Other than that, which is a pretty big problem for him starting school, he is average or above average on most of his testing.
He is very visual. He will do awesome at visual learning.
He is below average when it comes to verbal stuff. If he hears a story, he can't repeat it back, for instance. But, if he is given a choice (i.e. was it a brown dog or a black dog in the story?), he will do better. And, he can't list things. For instance, if asked, "List as many animals as you can," he will say, "Lion, 2 lions, 3 lions," until the doctor says, "OK, more," and then he will say, "Rhino, 2 rhinos, 3 rhinos." When asked for a grocery list, he said, "Strawberries, strawberry shortcake, strawberry cream...."
She said she doesn't see Asher asking for help or clarification if he needs it. She said he would just sit and do it, best he could, but maybe do it wrong, and then be crushed (disappointed) when he is told it is wrong.
She also said he is a 'serious' boy, although, a few times he purposefully answered with wrong (not pertaining) answers, and then smiled at her. One time he started whining and she told him to stop whining and he did. She said he took it fine; his feelings weren't hurt. She said he needs a gentle but firm teacher, and he needs big praise for success!
He has a good memory, she said.
His IQ is exactly the same, testing on 2/07 and 6/08. I think she said it was 98.
She said he is VERY shy and will be for awhile till he gets comfortable with the teacher and other kids. She said, most likely, when the teacher calls on Asher he will just stare at her and not answer (he did that to her at times, she said).

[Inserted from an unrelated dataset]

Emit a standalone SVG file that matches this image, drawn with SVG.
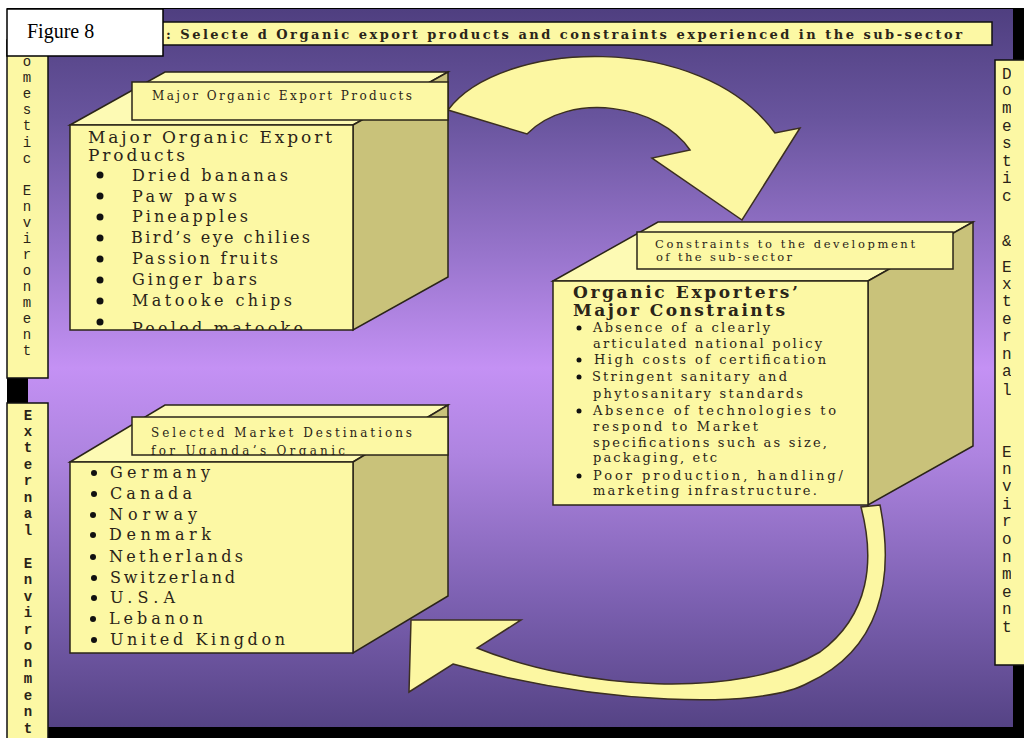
<svg xmlns="http://www.w3.org/2000/svg" width="1024" height="738" viewBox="0 0 1024 738">
<defs>
<linearGradient id="bg" x1="0" y1="0" x2="0" y2="1">
<stop offset="0" stop-color="#4f3f80"/>
<stop offset="0.15" stop-color="#68549d"/>
<stop offset="0.35" stop-color="#9a76ce"/>
<stop offset="0.5" stop-color="#c491f4"/>
<stop offset="0.62" stop-color="#ae84e0"/>
<stop offset="0.82" stop-color="#7d61b2"/>
<stop offset="1" stop-color="#554385"/>
</linearGradient>
<clipPath id="c1"><rect x="70" y="125" width="283" height="205"/></clipPath>
<clipPath id="c3"><rect x="132" y="417" width="316" height="38"/></clipPath>
<clipPath id="cr"><rect x="995" y="60" width="16" height="605"/></clipPath>
</defs>
<style>
.face{fill:#fcf8a4;stroke:#2a2418;stroke-width:1.5}
.top{fill:#fdfab4;stroke:#2a2418;stroke-width:1.5}
.side{fill:#c9c27a;stroke:#2a2418;stroke-width:1.5}
.arrow{fill:#fcf7a2;stroke:#3b2f20;stroke-width:1.5}
.strip{fill:#fcf8a4;stroke:#111;stroke-width:1.5}
.t{font-family:"DejaVu Serif","Liberation Serif",serif;fill:#2a2418}
.m{font-family:"Liberation Mono","DejaVu Sans Mono",monospace;fill:#2a2418}
.s12{font-size:12px}
.s13{font-size:13px}
.s16{font-size:16px}
.dot{fill:#111}
</style>
<rect x="0" y="0" width="1024" height="738" fill="#ffffff"/>
<rect x="7" y="8" width="1017" height="730" fill="#000000"/>
<rect x="28" y="9" width="985" height="718" fill="url(#bg)"/>

<g id="title">
<rect x="150" y="22" width="842" height="23" class="strip"/>
<text x="166" y="39" class="t" font-size="13" font-weight="bold" textLength="796" lengthAdjust="spacing">: Selecte d Organic export products and constraints experienced in the sub-sector</text>
</g>

<g id="domestic-strip">
<rect x="7" y="40" width="41" height="338" class="strip"/>
<text class="m" font-size="14" text-anchor="middle"><tspan x="27" y="66">o</tspan><tspan x="27" y="82">m</tspan><tspan x="27" y="98">e</tspan><tspan x="27" y="114">s</tspan><tspan x="27" y="130">t</tspan><tspan x="27" y="147">i</tspan><tspan x="27" y="163">c</tspan><tspan x="27" y="195">E</tspan><tspan x="27" y="211">n</tspan><tspan x="27" y="227">v</tspan><tspan x="27" y="243">i</tspan><tspan x="27" y="259">r</tspan><tspan x="27" y="275">o</tspan><tspan x="27" y="291">n</tspan><tspan x="27" y="307">m</tspan><tspan x="27" y="323">e</tspan><tspan x="27" y="339">n</tspan><tspan x="27" y="355">t</tspan></text>
</g>

<g id="external-strip">
<rect x="7" y="403" width="41" height="345" class="strip"/>
<text class="m" font-size="14" font-weight="bold" text-anchor="middle"><tspan x="28" y="420">E</tspan><tspan x="28" y="436">x</tspan><tspan x="28" y="452">t</tspan><tspan x="28" y="469">e</tspan><tspan x="28" y="485">r</tspan><tspan x="28" y="502">n</tspan><tspan x="28" y="518">a</tspan><tspan x="28" y="535">l</tspan><tspan x="28" y="568">E</tspan><tspan x="28" y="584">n</tspan><tspan x="28" y="601">v</tspan><tspan x="28" y="617">i</tspan><tspan x="28" y="634">r</tspan><tspan x="28" y="650">o</tspan><tspan x="28" y="667">n</tspan><tspan x="28" y="683">m</tspan><tspan x="28" y="700">e</tspan><tspan x="28" y="716">n</tspan><tspan x="28" y="733">t</tspan></text>
</g>

<g id="right-strip">
<rect x="995" y="60" width="40" height="605" class="strip"/>
<text class="m" font-size="16" clip-path="url(#cr)"><tspan x="1002" y="79">D</tspan><tspan x="1002" y="95">o</tspan><tspan x="1002" y="113">m</tspan><tspan x="1002" y="131">e</tspan><tspan x="1002" y="148">s</tspan><tspan x="1002" y="166">t</tspan><tspan x="1002" y="183">i</tspan><tspan x="1002" y="201">c</tspan><tspan x="1002" y="246">&amp;</tspan><tspan x="1002" y="272">E</tspan><tspan x="1002" y="289">x</tspan><tspan x="1002" y="306">t</tspan><tspan x="1002" y="324">e</tspan><tspan x="1002" y="341">r</tspan><tspan x="1002" y="359">n</tspan><tspan x="1002" y="376">a</tspan><tspan x="1002" y="395">l</tspan><tspan x="1002" y="457">E</tspan><tspan x="1002" y="474">n</tspan><tspan x="1002" y="491">v</tspan><tspan x="1002" y="509">i</tspan><tspan x="1002" y="526">r</tspan><tspan x="1002" y="544">o</tspan><tspan x="1002" y="562">n</tspan><tspan x="1002" y="579">m</tspan><tspan x="1002" y="597">e</tspan><tspan x="1002" y="614">n</tspan><tspan x="1002" y="632">t</tspan></text>
</g>

<g id="figure-label">
<rect x="7" y="9" width="156" height="47" fill="#ffffff" stroke="#000" stroke-width="1.5"/>
<text x="27" y="38" font-family="Liberation Serif,serif" font-size="20" fill="#000">Figure 8</text>
</g>

<g id="connectors">
<path class="arrow" d="M 448,110 C 500,40 700,30 775,133 L 800,128 L 742,220 L 652,158 L 690,150 C 660,105 570,90 527,134 Z"/>
<path class="arrow" d="M 880,505 C 895,580 880,650 808,683 C 760,710 600,705 453,664 L 409,692 L 411,620 L 521,620 L 477,648 C 580,690 740,700 820,652 C 870,615 875,560 861,507 Z"/>
</g>

<g id="box-products">
<polygon class="top" points="70,125 165,72 448,72 353,125"/>
<polygon class="side" points="353,125 448,72 448,277 353,330"/>
<rect class="face" x="70" y="125" width="283" height="205"/>
<rect class="face" x="132" y="82" width="316" height="38"/>
<text x="152" y="100" class="t s12" textLength="260" lengthAdjust="spacing">Major Organic Export Products</text>
<g clip-path="url(#c1)">
<text x="88" y="143" class="t" font-size="17" textLength="244" lengthAdjust="spacing">Major Organic Export</text>
<text x="88" y="161" class="t" font-size="17" textLength="97" lengthAdjust="spacing">Products</text>
<circle class="dot" cx="100" cy="175" r="3.5"/>
<circle class="dot" cx="100" cy="196" r="3.5"/>
<circle class="dot" cx="100" cy="217" r="3.5"/>
<circle class="dot" cx="100" cy="238" r="3.5"/>
<circle class="dot" cx="100" cy="259" r="3.5"/>
<circle class="dot" cx="100" cy="280" r="3.5"/>
<circle class="dot" cx="100" cy="301" r="3.5"/>
<circle class="dot" cx="100" cy="322" r="3.5"/>
<text x="132" y="181" class="t s16" textLength="156" lengthAdjust="spacing">Dried bananas</text>
<text x="132" y="202" class="t s16" textLength="105" lengthAdjust="spacing">Paw paws</text>
<text x="132" y="222" class="t s16" textLength="116" lengthAdjust="spacing">Pineapples</text>
<text x="131" y="243" class="t s16" textLength="179" lengthAdjust="spacing">Bird’s eye chilies</text>
<text x="132" y="264" class="t s16" textLength="146" lengthAdjust="spacing">Passion fruits</text>
<text x="132" y="285" class="t s16" textLength="125" lengthAdjust="spacing">Ginger bars</text>
<text x="132" y="306" class="t s16" textLength="160" lengthAdjust="spacing">Matooke chips</text>
<text x="132" y="334" class="t s16" textLength="171" lengthAdjust="spacing">Peeled matooke</text>
</g>
</g>

<g id="box-constraints">
<polygon class="top" points="553,281 658,222 973,222 868,281"/>
<polygon class="side" points="868,281 973,222 973,446 868,505"/>
<rect class="face" x="553" y="281" width="315" height="224"/>
<rect class="face" x="637" y="232" width="316" height="37"/>
<text x="655" y="248" class="t" font-size="11.5" textLength="260" lengthAdjust="spacing">Constraints to the development</text>
<text x="656" y="261" class="t" font-size="11.5" textLength="136" lengthAdjust="spacing">of the sub-sector</text>
<text x="573" y="298" class="t" font-size="17" font-weight="bold" textLength="225" lengthAdjust="spacing">Organic Exporters’</text>
<text x="573" y="316" class="t" font-size="17" font-weight="bold" textLength="212" lengthAdjust="spacing">Major Constraints</text>
<circle class="dot" cx="579" cy="328" r="2.5"/>
<circle class="dot" cx="579" cy="360" r="2.5"/>
<circle class="dot" cx="579" cy="377" r="2.5"/>
<circle class="dot" cx="579" cy="411" r="2.5"/>
<circle class="dot" cx="579" cy="476" r="2.5"/>
<text x="593" y="332" class="t s13" textLength="177" lengthAdjust="spacing">Absence of a clearly</text>
<text x="593" y="348" class="t s13" textLength="229" lengthAdjust="spacing">articulated national policy</text>
<text x="594" y="364" class="t s13" textLength="232" lengthAdjust="spacing">High costs of certification</text>
<text x="592" y="381" class="t s13" textLength="195" lengthAdjust="spacing">Stringent sanitary and</text>
<text x="593" y="398" class="t s13" textLength="210" lengthAdjust="spacing">phytosanitary standards</text>
<text x="593" y="415" class="t s13" textLength="243" lengthAdjust="spacing">Absence of technologies to</text>
<text x="593" y="431" class="t s13" textLength="165" lengthAdjust="spacing">respond to Market</text>
<text x="593" y="447" class="t s13" textLength="234" lengthAdjust="spacing">specifications such as size,</text>
<text x="593" y="462" class="t s13" textLength="124" lengthAdjust="spacing">packaging, etc</text>
<text x="593" y="480" class="t s13" textLength="250" lengthAdjust="spacing">Poor production, handling/</text>
<text x="593" y="495" class="t s13" textLength="224" lengthAdjust="spacing">marketing infrastructure.</text>
</g>

<g id="box-markets">
<polygon class="top" points="70,462 165,405 448,405 353,462"/>
<polygon class="side" points="353,462 448,405 448,596 353,653"/>
<rect class="face" x="70" y="462" width="283" height="191"/>
<rect class="face" x="132" y="417" width="316" height="38"/>
<g clip-path="url(#c3)">
<text x="151" y="437" class="t s12" textLength="261" lengthAdjust="spacing">Selected Market Destinations</text>
<text x="151" y="455" class="t s12" textLength="194" lengthAdjust="spacing">for Uganda’s Organic</text>
</g>
<circle class="dot" cx="94" cy="473" r="3"/>
<circle class="dot" cx="94" cy="494" r="3"/>
<circle class="dot" cx="93" cy="515" r="3"/>
<circle class="dot" cx="93" cy="535" r="3"/>
<circle class="dot" cx="93" cy="557" r="3"/>
<circle class="dot" cx="94" cy="578" r="3"/>
<circle class="dot" cx="94" cy="598" r="3"/>
<circle class="dot" cx="93" cy="619" r="3"/>
<circle class="dot" cx="94" cy="640" r="3"/>
<text x="110" y="478" class="t s16" textLength="100" lengthAdjust="spacing">Germany</text>
<text x="110" y="499" class="t s16" textLength="82" lengthAdjust="spacing">Canada</text>
<text x="109" y="520" class="t s16" textLength="88" lengthAdjust="spacing">Norway</text>
<text x="109" y="540" class="t s16" textLength="102" lengthAdjust="spacing">Denmark</text>
<text x="109" y="562" class="t s16" textLength="134" lengthAdjust="spacing">Netherlands</text>
<text x="110" y="583" class="t s16" textLength="125" lengthAdjust="spacing">Switzerland</text>
<text x="110" y="603" class="t s16" textLength="65" lengthAdjust="spacing">U.S.A</text>
<text x="109" y="624" class="t s16" textLength="94" lengthAdjust="spacing">Lebanon</text>
<text x="110" y="645" class="t s16" textLength="175" lengthAdjust="spacing">United Kingdon</text>
</g>
</svg>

She said she also noticed he was clumsy when he walked. I told her I noticed the same thing when he has shoes on. It seems to have gotten worse, over the last year. He trips over his own feet. She said he should have a PT evaluation, as well as a OT one and a speech one. She feels he doesn't talk or understand speech real well / doesn't have a varied vocabulary (not sure how to say that). I don't know about that. I don't understand, after all this time, why they are waiting till now to recommend these evaluations. Why couldn't the oncology team recommend/order the evaluations prior to now, only 10 days away from school starting?
She also said I should call the school and discuss the IEP ("Individualized Education Plan")....or even a "504 Plan." He definitely qualifies, she said (even without radiation). She said once it is in place, it is good for up to three years. The fact that I would have a bunch of tests already done, at PCH, would be helpful, as the school gets so busy, she said. Although, if the school wants to test themselves, let them, she said. I don't know why I haven't wanted to do this....I'm so reluctant....
I'm feeling pretty emotional today, deep inside. It isn't just that my baby is starting school, it is my baby that had a very serious illness that is starting school....
I don't want to let him go....
I'm excited for him, though....really....all that he will learn....the friends he will make....
I'm just scared, in general. I need to let it go, though, because I know Asher can sense it. We are very close that way. Maybe I can double dose on the Zoloft for a month or so. Hahaha. Wouldn't it be nice if there was a magic vitamin to take all anxiety away....
On a great note....Asher and I were in Anaheim, CA this past weekend at a National (model) Train Show and Disneyland. We had a great time, a really great time. We even flew instead of me driving 11 hours, so we got more time in CA Wonderful memories for the two of us.... I wish Scott had wanted to go, so that we could all have been together, but, I loved the one-on-one time with just Asher, too. I'm glad for those memories.